--- start PROVIDED MATERIAL ---
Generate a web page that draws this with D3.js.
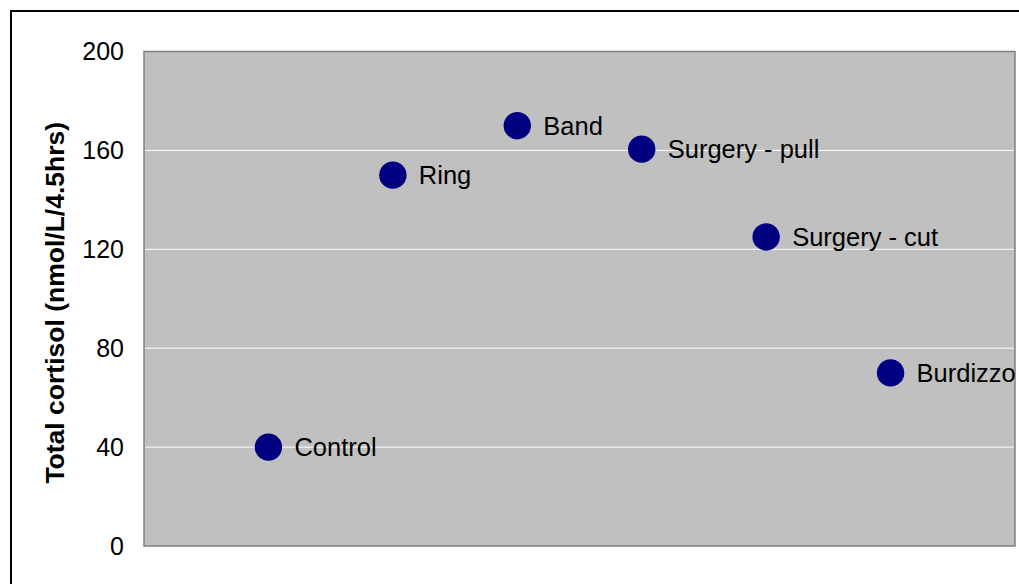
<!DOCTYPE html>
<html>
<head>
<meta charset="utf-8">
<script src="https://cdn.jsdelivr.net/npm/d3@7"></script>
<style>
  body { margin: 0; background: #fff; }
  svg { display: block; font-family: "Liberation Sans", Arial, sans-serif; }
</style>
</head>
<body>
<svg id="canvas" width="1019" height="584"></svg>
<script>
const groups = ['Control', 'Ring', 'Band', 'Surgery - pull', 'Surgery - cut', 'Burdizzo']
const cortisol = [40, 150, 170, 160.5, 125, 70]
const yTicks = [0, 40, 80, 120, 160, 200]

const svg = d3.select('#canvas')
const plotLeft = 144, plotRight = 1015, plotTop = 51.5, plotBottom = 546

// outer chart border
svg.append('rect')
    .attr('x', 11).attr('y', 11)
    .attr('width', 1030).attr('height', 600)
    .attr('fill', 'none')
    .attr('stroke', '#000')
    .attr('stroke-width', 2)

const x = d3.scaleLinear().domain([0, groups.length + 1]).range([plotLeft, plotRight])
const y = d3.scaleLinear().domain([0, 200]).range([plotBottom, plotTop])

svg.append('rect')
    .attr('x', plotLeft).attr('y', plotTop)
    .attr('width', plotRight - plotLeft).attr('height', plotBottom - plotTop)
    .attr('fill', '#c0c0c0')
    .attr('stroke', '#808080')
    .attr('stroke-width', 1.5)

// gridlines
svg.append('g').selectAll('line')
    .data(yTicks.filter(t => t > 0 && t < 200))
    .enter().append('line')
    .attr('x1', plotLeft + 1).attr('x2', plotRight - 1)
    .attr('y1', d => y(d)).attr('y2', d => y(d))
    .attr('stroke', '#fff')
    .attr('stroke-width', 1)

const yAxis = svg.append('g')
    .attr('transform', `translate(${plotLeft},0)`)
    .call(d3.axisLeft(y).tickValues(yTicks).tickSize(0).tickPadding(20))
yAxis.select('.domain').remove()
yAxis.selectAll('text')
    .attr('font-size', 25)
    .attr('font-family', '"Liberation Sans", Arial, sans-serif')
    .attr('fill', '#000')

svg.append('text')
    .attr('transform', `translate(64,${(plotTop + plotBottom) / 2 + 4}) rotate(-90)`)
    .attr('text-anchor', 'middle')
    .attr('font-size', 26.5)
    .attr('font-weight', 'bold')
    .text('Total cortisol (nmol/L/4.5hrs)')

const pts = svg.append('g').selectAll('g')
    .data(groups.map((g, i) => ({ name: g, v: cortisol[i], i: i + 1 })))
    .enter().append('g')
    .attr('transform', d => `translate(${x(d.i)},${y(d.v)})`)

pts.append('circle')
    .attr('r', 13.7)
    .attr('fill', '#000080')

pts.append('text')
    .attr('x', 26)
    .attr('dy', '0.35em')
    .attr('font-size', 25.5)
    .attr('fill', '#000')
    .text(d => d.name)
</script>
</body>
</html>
--- end PROVIDED MATERIAL ---
OBJECTIVE:
Give all the lines above again, character for character, without pictures.

RESULT OF THIS EXERCISE:
Generate a web page that draws this with D3.js.
<!DOCTYPE html>
<html>
<head>
<meta charset="utf-8">
<script src="https://cdn.jsdelivr.net/npm/d3@7"></script>
<style>
  body { margin: 0; background: #fff; }
  svg { display: block; font-family: "Liberation Sans", Arial, sans-serif; }
</style>
</head>
<body>
<svg id="canvas" width="1019" height="584"></svg>
<script>
const groups = ['Control', 'Ring', 'Band', 'Surgery - pull', 'Surgery - cut', 'Burdizzo']
const cortisol = [40, 150, 170, 160.5, 125, 70]
const yTicks = [0, 40, 80, 120, 160, 200]

const svg = d3.select('#canvas')
const plotLeft = 144, plotRight = 1015, plotTop = 51.5, plotBottom = 546

// outer chart border
svg.append('rect')
    .attr('x', 11).attr('y', 11)
    .attr('width', 1030).attr('height', 600)
    .attr('fill', 'none')
    .attr('stroke', '#000')
    .attr('stroke-width', 2)

const x = d3.scaleLinear().domain([0, groups.length + 1]).range([plotLeft, plotRight])
const y = d3.scaleLinear().domain([0, 200]).range([plotBottom, plotTop])

svg.append('rect')
    .attr('x', plotLeft).attr('y', plotTop)
    .attr('width', plotRight - plotLeft).attr('height', plotBottom - plotTop)
    .attr('fill', '#c0c0c0')
    .attr('stroke', '#808080')
    .attr('stroke-width', 1.5)

// gridlines
svg.append('g').selectAll('line')
    .data(yTicks.filter(t => t > 0 && t < 200))
    .enter().append('line')
    .attr('x1', plotLeft + 1).attr('x2', plotRight - 1)
    .attr('y1', d => y(d)).attr('y2', d => y(d))
    .attr('stroke', '#fff')
    .attr('stroke-width', 1)

const yAxis = svg.append('g')
    .attr('transform', `translate(${plotLeft},0)`)
    .call(d3.axisLeft(y).tickValues(yTicks).tickSize(0).tickPadding(20))
yAxis.select('.domain').remove()
yAxis.selectAll('text')
    .attr('font-size', 25)
    .attr('font-family', '"Liberation Sans", Arial, sans-serif')
    .attr('fill', '#000')

svg.append('text')
    .attr('transform', `translate(64,${(plotTop + plotBottom) / 2 + 4}) rotate(-90)`)
    .attr('text-anchor', 'middle')
    .attr('font-size', 26.5)
    .attr('font-weight', 'bold')
    .text('Total cortisol (nmol/L/4.5hrs)')

const pts = svg.append('g').selectAll('g')
    .data(groups.map((g, i) => ({ name: g, v: cortisol[i], i: i + 1 })))
    .enter().append('g')
    .attr('transform', d => `translate(${x(d.i)},${y(d.v)})`)

pts.append('circle')
    .attr('r', 13.7)
    .attr('fill', '#000080')

pts.append('text')
    .attr('x', 26)
    .attr('dy', '0.35em')
    .attr('font-size', 25.5)
    .attr('fill', '#000')
    .text(d => d.name)
</script>
</body>
</html>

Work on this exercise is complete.